The Police Department has been paying $5 million a year to officers confined to desk duty while their disciplinary cases were being resolved.
As the budget deficit for San Francisco grows, new police Chief George Gascón has made reforming the police disciplinary process a priority for the department not only so officers are held accountable, but to save money as well.
The city and county is facing a $522.2 million shortfall for the next fiscal year, which begins July 1, and Mayor Gavin Newsom has asked each department to identify 30 percent cuts.
One way Gascón is looking to save money is clearing out the backlog of disciplinary cases, allowing officers back on the streets or terminating them.
About 20 disciplinary cases have been settled in the past two months, but about 35 officers are still on desk duty. More than 50 officers, each pulling in at least $78,000 plus benefits, adds up to about $5 million a year.
“You multiply that for the last six years where we haven’t handled these cases, you’re looking at $25 [million] to $30 million in police salaries that have gone down the drain,” Gascón said.
The chief wants to have the power to fire problem officers instead of the lengthy disciplinary process in place now that can take years. That change would require approval by voters.
The Police Commission is working with Gascón on drafting the charter amendment, though some commissioners have expressed concern that allowing the police chief the authority to fire an officer may be going too far. Three officers have been terminated in the last decade.
The commission and its seven appointed members set policy and operating rules, along with handling most officer discipline cases. The last time the commission underwent significant change was in 2003.
Commissioners have discussed increasing the chief’s authority to hand out suspensions of more than 10 days, which is the strictest punishment that can be doled out without oversight. It is a solution recommended by the Police Effectiveness Review, a yearlong study of the department’s policies and practices that was released this year.
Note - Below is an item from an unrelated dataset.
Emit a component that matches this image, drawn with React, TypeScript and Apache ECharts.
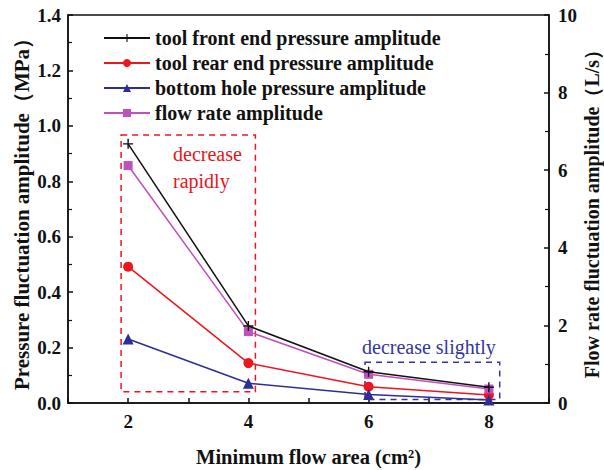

The union representing The City’s 2,000 or so police officers is supportive of reforming the system. Gary Delagnes, head of the Police Officer’s Association, called the current process dysfunctional.
“To be squandering $5 million in productivity a year because of a discipline process that doesn’t work is ridiculous.” Delagnes said. “If cops need to be terminated, they should be terminated, and they shouldn’t be sitting around for five years drawing a check waiting to be terminated.”
Gascón is working to have the charter amendment approved by Dec. 15 in time to put it on the June ballot.
Police closer to community
San Francisco residents may be meeting their neighborhood police investigators.
Eight to 10 investigators started working at each of the 10 district stations over the weekend. They will investigate crimes, such as burglary and assault, within the district boundaries. Homicide inspectors, however, will still work out of police headquarters at 850 Bryant St.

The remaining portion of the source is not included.